The U.S. Takes Action To Minimize Animal Testing

Animal activists are praising the first update to a substance-testing law in over 20 years.
President Barack Obama is flanked by members of Congress as he signs the revised Toxic Substances Control Act, which includes new protections against animal testing.
President Barack Obama is flanked by members of Congress as he signs the revised Toxic Substances Control Act, which includes new protections against animal testing.
Mark Wilson via Getty Images

Animal rights groups are celebrating President Barack Obama signing a new chemical safety law on Wednesday that includes a groundbreaking condemnation of animal testing.

The revised Toxic Substances Control Act, which Obama signed with bipartisan support, had not been updated for more than 20 years.

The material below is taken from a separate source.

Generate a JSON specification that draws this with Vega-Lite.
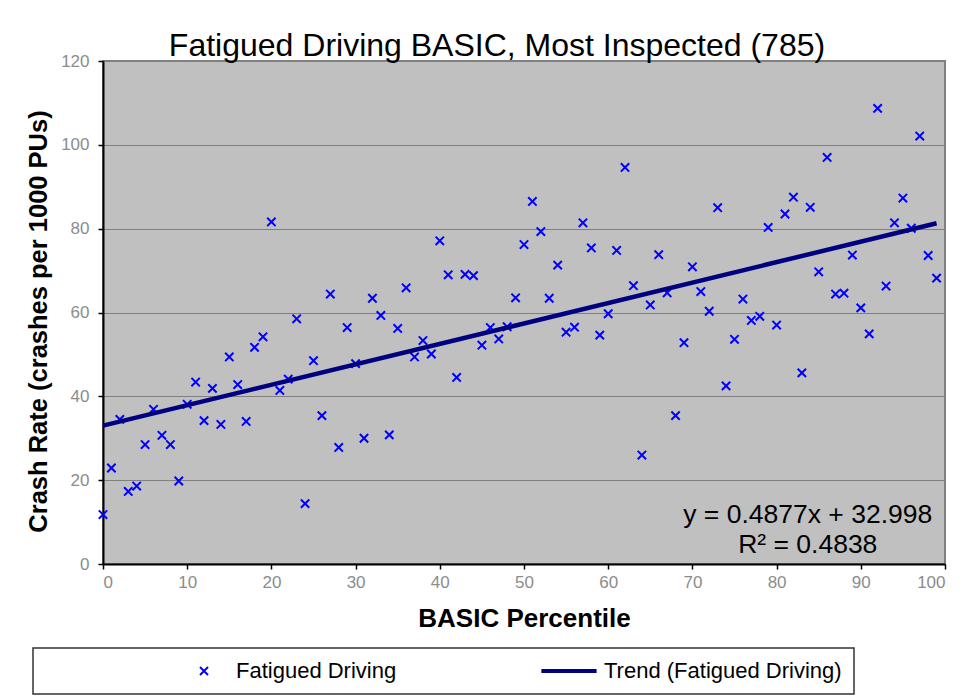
{
  "$schema": "https://vega.github.io/schema/vega-lite/v6.json",
  "width": 842,
  "height": 503,
  "autosize": {"type": "none"},
  "padding": {"left": 103, "top": 61, "right": 31, "bottom": 134},
  "background": "white",
  "title": {
    "text": "Fatigued Driving BASIC, Most Inspected (785)",
    "font": "Liberation Sans",
    "fontSize": 32,
    "fontWeight": "normal",
    "color": "black",
    "anchor": "middle",
    "dx": -27,
    "dy": 38,
    "offset": 2,
    "baseline": "alphabetic"
  },
  "config": {
    "view": {"fill": "#C0C0C0", "stroke": "#808080", "strokeWidth": 2},
    "font": "Liberation Sans",
    "axis": {
      "domainColor": "#000000",
      "domainWidth": 2,
      "tickColor": "#000000",
      "tickWidth": 1.5,
      "tickSize": 5,
      "labelColor": "#8c8c8c",
      "labelFontSize": 17,
      "labelFont": "Liberation Sans",
      "titleFont": "Liberation Sans",
      "titleFontWeight": "bold",
      "titleColor": "black"
    },
    "legend": {
      "orient": "none",
      "legendX": -70,
      "legendY": 587,
      "direction": "horizontal",
      "strokeColor": "#333333",
      "strokeWidth": 1.5,
      "fillColor": "white",
      "padding": 12,
      "labelFont": "Liberation Sans",
      "labelFontSize": 22,
      "labelColor": "black",
      "labelOffset": 21,
      "labelLimit": 400,
      "symbolSize": 64,
      "symbolStrokeWidth": 2,
      "columnPadding": 140,
      "titleOrient": "left",
      "titlePadding": 148,
      "titleFontSize": 10
    }
  },
  "layer": [
    {
      "data": {
        "values": [
          {"percentile": 0, "rate": 11.8, "series": "Fatigued Driving"},
          {"percentile": 1, "rate": 22.9, "series": "Fatigued Driving"},
          {"percentile": 2, "rate": 34.5, "series": "Fatigued Driving"},
          {"percentile": 3, "rate": 17.3, "series": "Fatigued Driving"},
          {"percentile": 4, "rate": 18.6, "series": "Fatigued Driving"},
          {"percentile": 5, "rate": 28.5, "series": "Fatigued Driving"},
          {"percentile": 6, "rate": 36.9, "series": "Fatigued Driving"},
          {"percentile": 7, "rate": 30.7, "series": "Fatigued Driving"},
          {"percentile": 8, "rate": 28.5, "series": "Fatigued Driving"},
          {"percentile": 9, "rate": 19.8, "series": "Fatigued Driving"},
          {"percentile": 10, "rate": 38.1, "series": "Fatigued Driving"},
          {"percentile": 11, "rate": 43.4, "series": "Fatigued Driving"},
          {"percentile": 12, "rate": 34.2, "series": "Fatigued Driving"},
          {"percentile": 13, "rate": 41.9, "series": "Fatigued Driving"},
          {"percentile": 14, "rate": 33.3, "series": "Fatigued Driving"},
          {"percentile": 15, "rate": 49.4, "series": "Fatigued Driving"},
          {"percentile": 16, "rate": 42.8, "series": "Fatigued Driving"},
          {"percentile": 17, "rate": 34.0, "series": "Fatigued Driving"},
          {"percentile": 18, "rate": 51.7, "series": "Fatigued Driving"},
          {"percentile": 19, "rate": 54.2, "series": "Fatigued Driving"},
          {"percentile": 20, "rate": 81.6, "series": "Fatigued Driving"},
          {"percentile": 21, "rate": 41.4, "series": "Fatigued Driving"},
          {"percentile": 22, "rate": 44.1, "series": "Fatigued Driving"},
          {"percentile": 23, "rate": 58.5, "series": "Fatigued Driving"},
          {"percentile": 24, "rate": 14.4, "series": "Fatigued Driving"},
          {"percentile": 25, "rate": 48.5, "series": "Fatigued Driving"},
          {"percentile": 26, "rate": 35.4, "series": "Fatigued Driving"},
          {"percentile": 27, "rate": 64.4, "series": "Fatigued Driving"},
          {"percentile": 28, "rate": 27.8, "series": "Fatigued Driving"},
          {"percentile": 29, "rate": 56.4, "series": "Fatigued Driving"},
          {"percentile": 30, "rate": 47.8, "series": "Fatigued Driving"},
          {"percentile": 31, "rate": 30.0, "series": "Fatigued Driving"},
          {"percentile": 32, "rate": 63.4, "series": "Fatigued Driving"},
          {"percentile": 33, "rate": 59.3, "series": "Fatigued Driving"},
          {"percentile": 34, "rate": 30.8, "series": "Fatigued Driving"},
          {"percentile": 35, "rate": 56.2, "series": "Fatigued Driving"},
          {"percentile": 36, "rate": 65.9, "series": "Fatigued Driving"},
          {"percentile": 37, "rate": 49.4, "series": "Fatigued Driving"},
          {"percentile": 38, "rate": 53.3, "series": "Fatigued Driving"},
          {"percentile": 39, "rate": 50.1, "series": "Fatigued Driving"},
          {"percentile": 40, "rate": 77.1, "series": "Fatigued Driving"},
          {"percentile": 41, "rate": 69.0, "series": "Fatigued Driving"},
          {"percentile": 42, "rate": 44.5, "series": "Fatigued Driving"},
          {"percentile": 43, "rate": 69.1, "series": "Fatigued Driving"},
          {"percentile": 44, "rate": 68.8, "series": "Fatigued Driving"},
          {"percentile": 45, "rate": 52.2, "series": "Fatigued Driving"},
          {"percentile": 46, "rate": 56.4, "series": "Fatigued Driving"},
          {"percentile": 47, "rate": 53.7, "series": "Fatigued Driving"},
          {"percentile": 48, "rate": 56.6, "series": "Fatigued Driving"},
          {"percentile": 49, "rate": 63.5, "series": "Fatigued Driving"},
          {"percentile": 50, "rate": 76.2, "series": "Fatigued Driving"},
          {"percentile": 51, "rate": 86.5, "series": "Fatigued Driving"},
          {"percentile": 52, "rate": 79.3, "series": "Fatigued Driving"},
          {"percentile": 53, "rate": 63.4, "series": "Fatigued Driving"},
          {"percentile": 54, "rate": 71.3, "series": "Fatigued Driving"},
          {"percentile": 55, "rate": 55.3, "series": "Fatigued Driving"},
          {"percentile": 56, "rate": 56.5, "series": "Fatigued Driving"},
          {"percentile": 57, "rate": 81.4, "series": "Fatigued Driving"},
          {"percentile": 58, "rate": 75.4, "series": "Fatigued Driving"},
          {"percentile": 59, "rate": 54.6, "series": "Fatigued Driving"},
          {"percentile": 60, "rate": 59.7, "series": "Fatigued Driving"},
          {"percentile": 61, "rate": 74.8, "series": "Fatigued Driving"},
          {"percentile": 62, "rate": 94.6, "series": "Fatigued Driving"},
          {"percentile": 63, "rate": 66.4, "series": "Fatigued Driving"},
          {"percentile": 64, "rate": 26.0, "series": "Fatigued Driving"},
          {"percentile": 65, "rate": 61.8, "series": "Fatigued Driving"},
          {"percentile": 66, "rate": 73.8, "series": "Fatigued Driving"},
          {"percentile": 67, "rate": 64.7, "series": "Fatigued Driving"},
          {"percentile": 68, "rate": 35.4, "series": "Fatigued Driving"},
          {"percentile": 69, "rate": 52.8, "series": "Fatigued Driving"},
          {"percentile": 70, "rate": 70.9, "series": "Fatigued Driving"},
          {"percentile": 71, "rate": 65.0, "series": "Fatigued Driving"},
          {"percentile": 72, "rate": 60.3, "series": "Fatigued Driving"},
          {"percentile": 73, "rate": 85.0, "series": "Fatigued Driving"},
          {"percentile": 74, "rate": 42.5, "series": "Fatigued Driving"},
          {"percentile": 75, "rate": 53.6, "series": "Fatigued Driving"},
          {"percentile": 76, "rate": 63.2, "series": "Fatigued Driving"},
          {"percentile": 77, "rate": 58.1, "series": "Fatigued Driving"},
          {"percentile": 78, "rate": 59.1, "series": "Fatigued Driving"},
          {"percentile": 79, "rate": 80.3, "series": "Fatigued Driving"},
          {"percentile": 80, "rate": 57.0, "series": "Fatigued Driving"},
          {"percentile": 81, "rate": 83.5, "series": "Fatigued Driving"},
          {"percentile": 82, "rate": 87.5, "series": "Fatigued Driving"},
          {"percentile": 83, "rate": 45.6, "series": "Fatigued Driving"},
          {"percentile": 84, "rate": 85.1, "series": "Fatigued Driving"},
          {"percentile": 85, "rate": 69.7, "series": "Fatigued Driving"},
          {"percentile": 86, "rate": 97.0, "series": "Fatigued Driving"},
          {"percentile": 87, "rate": 64.4, "series": "Fatigued Driving"},
          {"percentile": 88, "rate": 64.6, "series": "Fatigued Driving"},
          {"percentile": 89, "rate": 73.7, "series": "Fatigued Driving"},
          {"percentile": 90, "rate": 61.1, "series": "Fatigued Driving"},
          {"percentile": 91, "rate": 54.9, "series": "Fatigued Driving"},
          {"percentile": 92, "rate": 108.7, "series": "Fatigued Driving"},
          {"percentile": 93, "rate": 66.3, "series": "Fatigued Driving"},
          {"percentile": 94, "rate": 81.4, "series": "Fatigued Driving"},
          {"percentile": 95, "rate": 87.3, "series": "Fatigued Driving"},
          {"percentile": 96, "rate": 80.1, "series": "Fatigued Driving"},
          {"percentile": 97, "rate": 102.1, "series": "Fatigued Driving"},
          {"percentile": 98, "rate": 73.6, "series": "Fatigued Driving"},
          {"percentile": 99, "rate": 68.2, "series": "Fatigued Driving"}
        ]
      },
      "mark": {"type": "point", "filled": false, "size": 70, "strokeWidth": 2, "opacity": 1},
      "encoding": {
        "x": {
          "field": "percentile",
          "type": "quantitative",
          "title": "BASIC Percentile",
          "scale": {"domain": [0, 100], "nice": false, "zero": false},
          "axis": {"values": [0, 10, 20, 30, 40, 50, 60, 70, 80, 90, 100], "grid": false, "labelPadding": 5, "titlePadding": 15, "titleFontSize": 26}
        },
        "y": {
          "field": "rate",
          "type": "quantitative",
          "title": "Crash Rate (crashes per 1000 PUs)",
          "scale": {"domain": [0, 120], "nice": false},
          "axis": {
            "values": [0, 20, 40, 60, 80, 100, 120],
            "grid": true,
            "gridColor": "#808080",
            "gridWidth": 1,
            "labelPadding": 9,
            "titleFontSize": 25.5,
            "titleAngle": -90,
            "titleAlign": "center",
            "titleBaseline": "middle",
            "titleX": -65,
            "titleY": 260
          }
        },
        "color": {
          "field": "series",
          "type": "nominal",
          "title": "\u00a0",
          "scale": {"domain": ["Fatigued Driving", "Trend (Fatigued Driving)"], "range": ["#0000FF", "#000080"]}
        },
        "shape": {
          "field": "series",
          "type": "nominal",
          "title": "\u00a0",
          "scale": {"domain": ["Fatigued Driving", "Trend (Fatigued Driving)"], "range": ["M-1,-1L1,1M-1,1L1,-1", "M-7.65,-0.25H6.15M-7.65,0H6.15M-7.65,0.25H6.15"]}
        }
      }
    },
    {
      "data": {
        "values": [
          {"percentile": 0, "rate": 32.998, "series": "Trend (Fatigued Driving)"},
          {"percentile": 99, "rate": 81.28, "series": "Trend (Fatigued Driving)"}
        ]
      },
      "mark": {"type": "line", "strokeWidth": 4.5},
      "encoding": {
        "x": {"field": "percentile", "type": "quantitative"},
        "y": {"field": "rate", "type": "quantitative"},
        "color": {"field": "series", "type": "nominal"}
      }
    },
    {
      "data": {"values": [{}]},
      "mark": {
        "type": "text",
        "text": ["y = 0.4877x + 32.998", "R² = 0.4838"],
        "font": "Liberation Sans",
        "fontSize": 26.5,
        "lineHeight": 30,
        "align": "center",
        "baseline": "alphabetic",
        "color": "black"
      },
      "encoding": {
        "x": {"datum": 83.7},
        "y": {"datum": 9.8}
      }
    }
  ]
}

It now includes a provision discouraging the use of chemical testing on vertebrate animals and requiring the Environmental Protection Agency to create and promote a database of alternative testing methods.

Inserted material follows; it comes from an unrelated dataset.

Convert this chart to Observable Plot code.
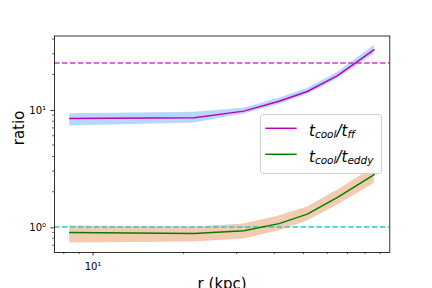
<!DOCTYPE html>
<html>
<head>
<meta charset="utf-8">
<script src="https://cdn.jsdelivr.net/npm/d3@7"></script>
<script src="https://cdn.jsdelivr.net/npm/@observablehq/plot@0.6"></script>
<style>
  html, body { margin: 0; padding: 0; background: #fff; }
  #wrap { position: relative; width: 432px; height: 288px; overflow: hidden; }
  #legend { position: absolute; left: 0; top: 0; }
</style>
</head>
<body>
<div id="wrap"></div>
<script>
// ---- data ----
const radius   = [8.37, 21.7, 31.7, 41.5, 51.5, 64.9, 85.9];
const ffRatio  = [8.40, 8.55, 9.73, 11.8, 14.3, 19.5, 32.5];
const ffLow    = [7.25, 7.70, 9.20, 11.1, 13.5, 18.3, 29.9];
const ffHigh   = [9.24, 9.50, 10.3, 12.5, 15.2, 20.8, 35.2];
const eddyRatio = [0.90, 0.883, 0.93, 1.07, 1.29, 1.79, 2.80];
const eddyLow   = [0.73, 0.745, 0.79, 0.925, 1.125, 1.54, 2.35];
const eddyHigh  = [1.02, 1.00, 1.06, 1.24, 1.48, 2.06, 3.25];
const ffThreshold = 25;
const eddyThreshold = 1;
const xMajorTicks = [10];
const xMinorTicks = [8, 9, 20, 30, 40, 50, 60, 70, 80, 90];
const yMajorTicks = [1, 10];
const yMinorTicks = [0.7, 0.8, 0.9, 2, 3, 4, 5, 6, 7, 8, 9, 20, 30, 40];
const tickLabels = {1: "10⁰", 10: "10¹"};
const xLabel = "r (kpc)";
const yLabel = "ratio";
const seriesNames = [["t", "cool", "t", "ff"], ["t", "cool", "t", "eddy"]];

const rows = radius.map((r, i) => ({
  r, ff: ffRatio[i], ffLo: ffLow[i], ffHi: ffHigh[i],
  ed: eddyRatio[i], edLo: eddyLow[i], edHi: eddyHigh[i]
}));

const magenta = "#bf00bf", green = "#008000";
const dash = "5.55,2.4";

const chart = Plot.plot({
  width: 432,
  height: 288,
  marginLeft: 54,
  marginRight: 42.7,
  marginTop: 35.5,
  marginBottom: 36,
  style: { fontFamily: "DejaVu Sans", fontSize: "10px", color: "#000", background: "#fff" },
  x: { type: "log", domain: [7.45, 96.8] },
  y: { type: "log", domain: [0.607, 42.5] },
  marks: [
    Plot.areaY(rows, { x: "r", y1: "ffLo", y2: "ffHi", fill: "#b5d8fc" }),
    Plot.areaY(rows, { x: "r", y1: "edLo", y2: "edHi", fill: "#f3cbb0" }),
    Plot.ruleY([ffThreshold], { stroke: "#c93cc9", strokeWidth: 1.5, strokeDasharray: dash }),
    Plot.ruleY([eddyThreshold], { stroke: "#30c8c8", strokeWidth: 1.5, strokeDasharray: dash }),
    Plot.line(rows, { x: "r", y: "ff", stroke: magenta, strokeWidth: 1.5 }),
    Plot.line(rows, { x: "r", y: "ed", stroke: green, strokeWidth: 1.5 }),
    Plot.axisX({ ticks: xMinorTicks, tickSize: 2, strokeWidth: 0.6, tickFormat: () => "", label: null }),
    Plot.axisX({ ticks: xMajorTicks, tickSize: 3.5, strokeWidth: 0.8, tickPadding: 7, tickFormat: d => tickLabels[d], label: null, fontSize: 10 }),
    Plot.axisY({ ticks: yMinorTicks, tickSize: 2, strokeWidth: 0.6, tickFormat: () => "", label: null }),
    Plot.axisY({ ticks: yMajorTicks, tickSize: 3.5, strokeWidth: 0.8, tickPadding: 5, dy: 0.8, tickFormat: d => tickLabels[d], label: null, fontSize: 10 }),
    Plot.frame({ stroke: "#000", strokeWidth: 0.8 }),
    Plot.text([xLabel], { text: d => d, frameAnchor: "bottom", dy: 36.5, lineAnchor: "bottom", fontSize: 15, fill: "#000" }),
    Plot.text([yLabel], { text: d => d, frameAnchor: "left", rotate: -90, dx: -31, dy: 1, lineAnchor: "bottom", fontSize: 15, fill: "#000" })
  ]
});
document.getElementById("wrap").appendChild(chart);

// ---- legend overlay ----
const ns = "http://www.w3.org/2000/svg";
const leg = d3.select("#wrap").append("svg")
  .attr("id", "legend").attr("width", 432).attr("height", 288)
  .style("font-family", "DejaVu Sans");
leg.append("rect").attr("x", 260.5).attr("y", 114.5).attr("width", 121).attr("height", 59)
  .attr("rx", 2.5).attr("fill", "#fff").attr("fill-opacity", 0.8)
  .attr("stroke", "#d0d0d0").attr("stroke-width", 1);
const colors = [magenta, green];
const rowY = [128.3, 154.3];
seriesNames.forEach((parts, i) => {
  leg.append("line").attr("x1", 265.3).attr("x2", 296.7).attr("y1", rowY[i]).attr("y2", rowY[i])
    .attr("stroke", colors[i]).attr("stroke-width", 1.5);
  const t = leg.append("text").attr("x", 309).attr("y", rowY[i] + 7.7)
    .attr("font-size", 15).attr("font-style", "italic").attr("fill", "#000");
  t.append("tspan").text(parts[0]);
  t.append("tspan").attr("font-size", 10.5).attr("dy", 2.4).text(parts[1]);
  t.append("tspan").attr("font-size", 15).attr("dy", -2.4).text("/");
  t.append("tspan").text(parts[2]);
  t.append("tspan").attr("font-size", 10.5).attr("dy", 2.4).text(parts[3]);
});
</script>
</body>
</html>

The provision marks the first time Congress has ever issued an "explicit decree ... to minimize animal testing and to create a clear preference for the development and use of alternative methods and strategies," said Wayne Pacelle, president and CEO of the Humane Society of the United States.

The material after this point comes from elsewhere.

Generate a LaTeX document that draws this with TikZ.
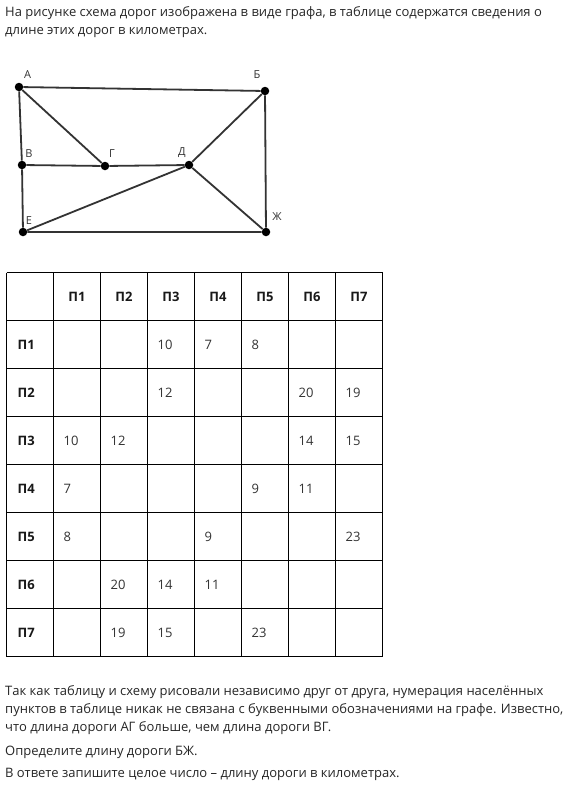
\documentclass[tikz,border=0pt]{standalone}
\usepackage{fontspec}
\setmainfont{Open Sans}
\begin{document}
\begin{tikzpicture}[x=1pt,y=-1pt,
  txt/.style={anchor=base west,inner sep=0pt,font=\fontsize{13}{18}\selectfont,text=black!85},
  road/.style={line width=1.8pt,draw=black!80},
  town/.style={circle,fill=black,inner sep=0pt,minimum size=8.5pt},
  lbl/.style={inner sep=0pt,font=\fontsize{11}{13}\selectfont,text=black!80},
  grid/.style={line width=1.2pt,draw=black},
  hd/.style={inner sep=0pt,font=\fontsize{13}{16}\selectfont\bfseries,text=black!90},
  cell/.style={anchor=west,inner sep=0pt,font=\fontsize{13}{16}\selectfont,text=black!80}]
\useasboundingbox (0,0) rectangle (579,787);
\fill[white] (0,0) rectangle (579,787);
% intro text
\node[txt] (t1) at (5,16.5) {На рисунке схема дорог изображена в виде графа, в таблице содержатся сведения о};
\node[txt] (t2) at (5,34.5) {длине этих дорог в километрах.};
% graph
\node[town] (A) at (19,87) {};
\node[town] (B) at (265,91) {};
\node[town] (V) at (22,165) {};
\node[town] (G) at (105,166) {};
\node[town] (D) at (189,165) {};
\node[town] (E) at (23,232) {};
\node[town] (Zh) at (266,232) {};
\draw[road] (A) -- (B) -- (Zh) -- (E) -- (V) -- (A) -- (G) -- (V);
\draw[road] (G) -- (D) -- (B);
\draw[road] (D) -- (Zh);
\draw[road] (D) -- (E);
\node[lbl] (lA) at (27.5,75) {А};
\node[lbl] (lB) at (257,75) {Б};
\node[lbl] (lV) at (29,154) {В};
\node[lbl] (lG) at (112,154) {Г};
\node[lbl] (lD) at (182,153) {Д};
\node[lbl] (lE) at (29,221) {Е};
\node[lbl] (lZh) at (277,217) {Ж};
% table grid
\foreach \i in {0,...,8} {
  \draw[grid] (6.5+47*\i,272.5) -- (6.5+47*\i,656.5);
  \draw[grid] (6.5,272.5+48*\i) -- (382.5,272.5+48*\i);
}
% headers
\foreach \j in {1,...,7} {
  \node[hd] (h\j) at (6.5+47*\j+23.5,296.5) {П\j};
  \node[hd,anchor=west] (r\j) at (17.5,296.5+48*\j) {П\j};
}
% data
\foreach \r/\c/\v in {1/3/10,1/4/7,1/5/8,
  2/3/12,2/6/20,2/7/19,
  3/1/10,3/2/12,3/6/14,3/7/15,
  4/1/7,4/5/9,4/6/11,
  5/1/8,5/4/9,5/7/23,
  6/2/20,6/3/14,6/4/11,
  7/2/19,7/3/15,7/5/23} {
  \node[cell] (d\r\c) at (6.5+47*\c+10,296.5+48*\r) {\v};
}
% bottom text
\node[txt] (b1) at (5,695) {Так как таблицу и схему рисовали независимо друг от друга, нумерация населённых};
\node[txt] (b2) at (5,713.5) {пунктов в таблице никак не связана с буквенными обозначениями на графе. Известно,};
\node[txt] (b3) at (5,731.5) {что длина дороги АГ больше, чем длина дороги ВГ.};
\node[txt] (b4) at (5,755) {Определите длину дороги БЖ.};
\node[txt] (b5) at (5,777.5) {В ответе запишите целое число – длину дороги в километрах.};
\end{tikzpicture}
\end{document}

The updated law "will almost certainly accelerate the movement away from animal tests for chemicals, pesticides, biocides, cosmetics, and other potentially dangerous substances in risk assessment protocols or for safety substantiation," he wrote in a blog post.

The provision gives the EPA two years to create and implement a plan promoting the development of alternative testing methods.

"TSCA reform will not only spare hundreds of thousands of animals from enormous suffering, but will also encourage the continued modernization of chemical testing and the development of alternatives," Crystal Schaeffer, the outreach director for the American Anti-Vivisection Society, wrote in an email to The Huffington Post.

Examples in the law's new provision include using in vitro methods to test isolated human cells against chemicals, computer modeling the chemicals' effects and using data to better identify which chemicals we already know are safe.

Sen. Cory Booker (D-N.J.), who has a long track record of urging compassion for animals, spearheaded the animal testing provision. In recent years he has co-sponsored acts strengthening laws against soring show horses -- the practice of inflicting pain to a horse's legs so that they walk with a higher gait -- and banning horse slaughtering.

The Dodo noted he also opposed the Sportmen's Act last year, which would have "lowered protections for federal lands and wilderness areas, encouraged hunting of threatened polar bears and blocked checks on toxic lead ammunition, which can hurt animals and the environment."